Mohammad Maghrebi and Johannes Pollanen win prestigious NSF CAREER Awards
Mohammad Maghrebi and Johannes Pollanen have received 2022 NSF Early CAREER Faculty Awards. Their cutting-edge research is pushing the limits of theoretical and experimental quantum science, while their devotion to education is preparing the next generation of scientists to propel their field even further. The Early CAREER Faculty Award is one of NSF’s most prestigious grants and is given to faculty members who demonstrate leadership in research and education and have a passion for integrating the two.
Maghrebi and his team will focus on highly excited quantum systems involving many interacting particles. This research is particularly relevant in the new era of non-equilibrium quantum systems. Studying these systems will shed light on how the delicate quantum correlations evolve or even survive in the dynamics. This research has far-reaching applications for the leading platforms of quantum computation and could lead to a new paradigm for quantum phases of matter.
In addition to mentoring graduate and undergraduate students, Maghrebi plans to use the award funding toward public outreach. Using art to communicate physics, Maghrebi is taking his workshop series and website to another level. The “Schrödinger’s Cat in Town!” workshop brings together physicists, artists and the public at MSU’s Broad Museum Art Lab, while the online project “Bohring Art” aims to present the modern fact of quantum physics to the next generation of quantum scientists and engineers.

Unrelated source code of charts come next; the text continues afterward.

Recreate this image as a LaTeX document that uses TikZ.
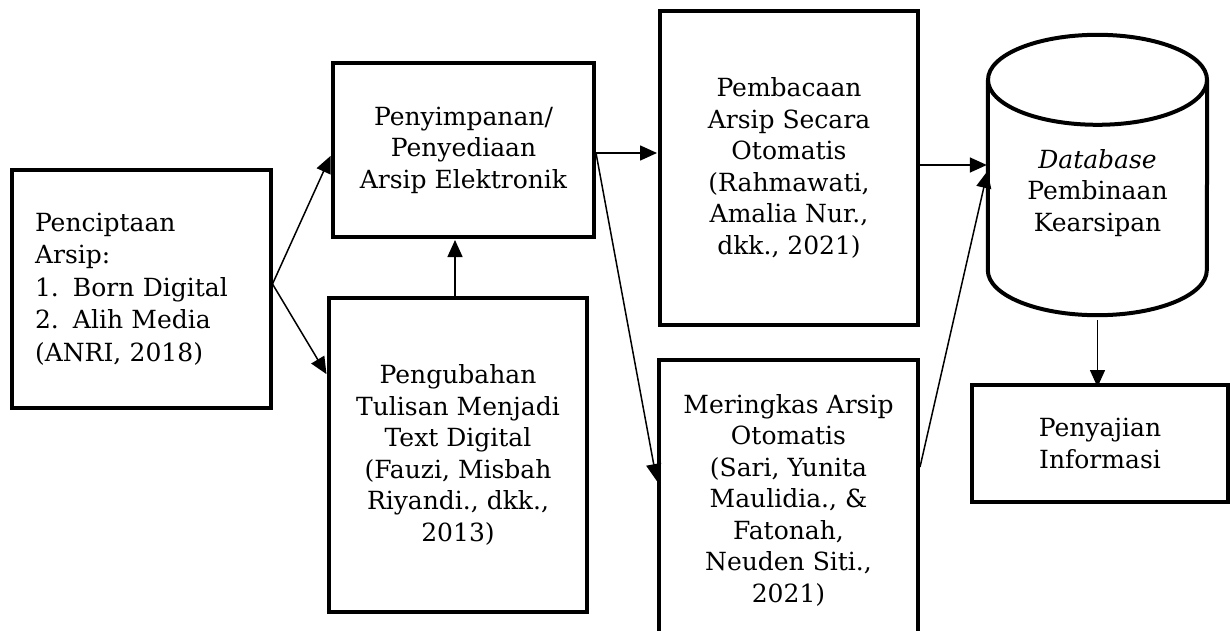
\documentclass[tikz,border=0pt]{standalone}
\usepackage{fontspec}
\setmainfont{DejaVu Serif}
\usetikzlibrary{arrows.meta}
\begin{document}
\begin{tikzpicture}[x=1pt,y=-1pt,
  every node/.style={font=\fontsize{25}{31.5}\selectfont},
  box/.style={draw=black,line width=4pt,rectangle,inner sep=0pt,align=center},
  arr/.style={line width=1.5pt,-{Triangle[length=17pt,width=15pt]},shorten >=1pt}]
\useasboundingbox (0,0) rectangle (1230,631);
% boxes
\node[box,minimum width=259pt,minimum height=238pt,align=left,text width=212pt,
  font=\fontsize{25}{32.5}\selectfont] (A) at (141,289)
  {Penciptaan\\Arsip:\\\makebox[38pt][l]{1.}Born Digital\\\makebox[38pt][l]{2.}Alih Media\\(ANRI, 2018)};
\node[box,minimum width=261pt,minimum height=174pt] (B) at (463.5,150)
  {Penyimpanan/\\Penyediaan\\Arsip Elektronik};
\node[box,minimum width=258pt,minimum height=314pt] (C) at (458,455)
  {Pengubahan\\Tulisan Menjadi\\Text Digital\\(Fauzi, Misbah\\Riyandi., dkk.,\\2013)};
\node[box,minimum width=258pt,minimum height=314pt] (D) at (789,168)
  {Pembacaan\\Arsip Secara\\Otomatis\\(Rahmawati,\\Amalia Nur.,\\dkk., 2021)};
\node[box,minimum width=259pt,minimum height=280pt] (E) at (788.5,500)
  {Meringkas Arsip\\Otomatis\\(Sari, Yunita\\Maulidia., \&\\Fatonah,\\Neuden Siti.,\\2021)};
\node[box,minimum width=256pt,minimum height=117pt] (F) at (1100,443.5)
  {Penyajian\\Informasi};
% cylinder
\node[rectangle,inner sep=0pt,minimum width=219pt,minimum height=280pt] (cyl) at (1097.5,175) {};
\draw[line width=4pt,line join=round] (cyl.north west) ++(0,45)
  -- ([yshift=45pt]cyl.south west)
  arc[start angle=180,end angle=360,x radius=109.5pt,y radius=45pt]
  -- ([yshift=-45pt]cyl.north east);
\draw[line width=4pt] ([yshift=-45pt]cyl.north) ellipse[x radius=109.5pt,y radius=45pt];
\node[align=center,inner sep=0pt] (dbtext) at (1097.5,193)
  {\textit{Database}\\Pembinaan\\Kearsipan};
% connectors
\draw[arr] ([yshift=5pt]A.east) -- ([yshift=-5pt]B.west);
\draw[arr] ([yshift=5pt]A.east) -- ([yshift=80pt]C.west);
\draw[arr] ([xshift=-3pt]C.north) -- ([xshift=-3pt]C.north |- B.south);
\draw[arr] ([yshift=-3pt]B.east) -- ([yshift=-3pt]B.east -| D.west);
\draw[arr] ([yshift=-3pt]B.east) -- ([yshift=18pt]E.west);
\draw[arr] ([yshift=3pt]D.east) -- ([yshift=3pt]D.east -| cyl.west);
\draw[arr] ([yshift=33pt]E.east) -- ([yshift=5pt]cyl.west);
\draw[arr] ([yshift=-5pt]cyl.south) -- ([yshift=-5pt]cyl.south |- F.north);
\end{tikzpicture}
\end{document}
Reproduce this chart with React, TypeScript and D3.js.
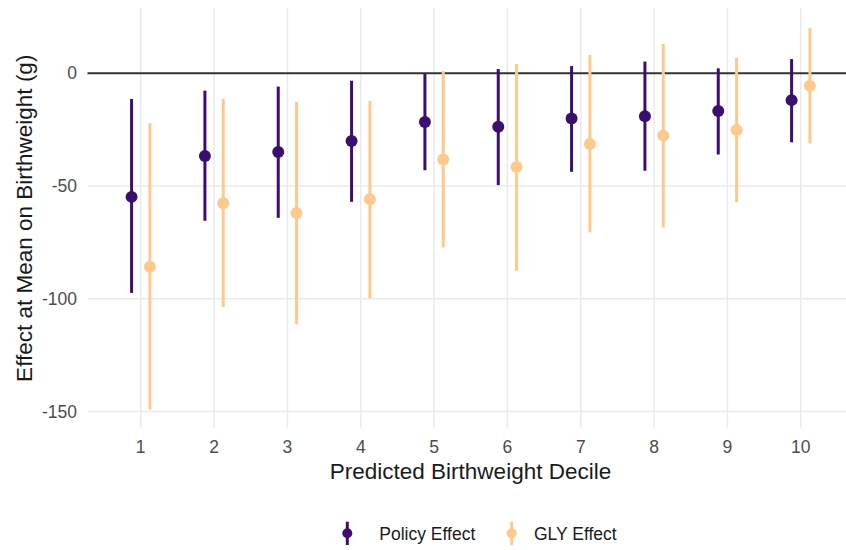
import React from "react";
import * as d3 from "d3";

// Predicted birthweight deciles and the two sets of estimates (grams)
const deciles = [1, 2, 3, 4, 5, 6, 7, 8, 9, 10];

const policyEst = [-54.8, -36.7, -34.9, -30.0, -21.6, -23.7, -20.0, -19.0, -16.7, -11.9];
const policyLow = [-97.4, -65.4, -64.1, -57.0, -43.0, -49.6, -43.7, -43.2, -36.0, -30.6];
const policyHigh = [-11.4, -7.7, -5.9, -3.3, -0.3, 1.9, 3.2, 5.2, 2.2, 6.3];

const glyEst = [-85.8, -57.6, -61.9, -55.8, -38.2, -41.5, -31.4, -27.7, -25.2, -5.5];
const glyLow = [-149.1, -103.6, -111.3, -99.9, -77.2, -87.6, -70.6, -68.4, -57.1, -31.1];
const glyHigh = [-22.2, -11.3, -12.6, -12.3, 1.0, 4.1, 8.1, 13.0, 6.9, 20.0];

const yTicks = [0, -50, -100, -150];

const seriesNames = ["Policy Effect", "GLY Effect"];
const seriesColors = ["#3b0f6f", "#fec98d"];

const W = 846;
const H = 550;
const FONT = "'Liberation Sans', Arial, Helvetica, sans-serif";

export default function App() {
  const panel = { left: 87.5, right: 854, top: 8, bottom: 428.5 };

  const x = d3.scaleLinear().domain([0.274, 10.726]).range([panel.left, panel.right]);
  const y = d3.scaleLinear().domain([-157.5, 28.95]).range([panel.bottom, panel.top]);

  const dodge = 0.125;

  const series = [
    { name: seriesNames[0], color: seriesColors[0], est: policyEst, lo: policyLow, hi: policyHigh, off: -dodge },
    { name: seriesNames[1], color: seriesColors[1], est: glyEst, lo: glyLow, hi: glyHigh, off: dodge },
  ];

  const gridColor = "#ebebeb";

  return (
    <svg
      width={W}
      height={H}
      style={{ position: "absolute", left: 0, top: 0, background: "#fff" }}
      fontFamily={FONT}
    >
      <rect width={W} height={H} fill="#fff" />
      {/* grid */}
      {yTicks.map((t) => (
        <line key={"gy" + t} x1={panel.left} x2={W} y1={y(t)} y2={y(t)} stroke={gridColor} strokeWidth={1.5} />
      ))}
      {deciles.map((d) => (
        <line key={"gx" + d} x1={x(d)} x2={x(d)} y1={panel.top} y2={panel.bottom} stroke={gridColor} strokeWidth={1.5} />
      ))}
      {/* reference line at zero */}
      <line x1={panel.left} x2={W} y1={y(0)} y2={y(0)} stroke="#333333" strokeWidth={2} />

      {/* intervals and point estimates */}
      {series.map((s) =>
        deciles.map((d, i) => (
          <g key={s.name + d}>
            <line
              x1={x(d + s.off)}
              x2={x(d + s.off)}
              y1={y(s.lo[i])}
              y2={y(s.hi[i])}
              stroke={s.color}
              strokeWidth={3}
            />
            <circle cx={x(d + s.off)} cy={y(s.est[i])} r={6} fill={s.color} />
          </g>
        ))
      )}

      {/* y tick labels */}
      {yTicks.map((t) => (
        <text key={"ty" + t} x={77} y={y(t) + 6} textAnchor="end" fontSize={17.5} fill="#4d4d4d">
          {t}
        </text>
      ))}
      {/* x tick labels */}
      {deciles.map((d) => (
        <text key={"tx" + d} x={x(d)} y={453} textAnchor="middle" fontSize={17.5} fill="#4d4d4d">
          {d}
        </text>
      ))}

      {/* axis titles */}
      <text x={470.5} y={478.5} textAnchor="middle" fontSize={22.5} fill="#1a1a1a">
        Predicted Birthweight Decile
      </text>
      <text
        transform={`translate(31.5, ${(panel.top + panel.bottom) / 2}) rotate(-90)`}
        textAnchor="middle"
        fontSize={22.5}
        fill="#1a1a1a"
      >
        Effect at Mean on Birthweight (g)
      </text>

      {/* legend */}
      {series.map((s, i) => {
        const kx = i === 0 ? 347.3 : 511.7;
        const tx = i === 0 ? 379.3 : 534;
        return (
          <g key={"lg" + s.name}>
            <line x1={kx} x2={kx} y1={521.7} y2={545} stroke={s.color} strokeWidth={3} />
            <circle cx={kx} cy={533.3} r={5} fill={s.color} />
            <text x={tx} y={540} fontSize={17.5} fill="#1a1a1a">
              {s.name}
            </text>
          </g>
        );
      })}
    </svg>
  );
}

Pollanen will use his CAREER grant to expand the fundamental knowledge of “quantum acoustic” systems and how they might realize new quantum technologies. Pollanen and his lab have figured out how to design, build and control hybrid systems based on superconducting quantum bits (qubits) and high-frequency surface acoustic waves.
Pollanen’s CAREER award will help fund the education and research of multiple graduate students in his Laboratory for Hybrid Quantum Systems and their efforts to develop new hybrid quantum systems. They hope to make new discoveries related to the coupling of single quantum excitations in these systems, which can lead to technological advances in frequency conversion and memories for future quantum computers.
Pollanen is also working to transform the junior-level undergraduate Quantum Mechanics course into an interactive “spins first” format, adding three new quantum experiments to the Advanced Undergraduate Lab Course and creating a new Quantum Computing graduate course. He is also personally involved in the diversification of quantum information science researchers at MSU by helping to recruit students from underrepresented backgrounds to join in the cutting-edge quantum computing research going on at the university.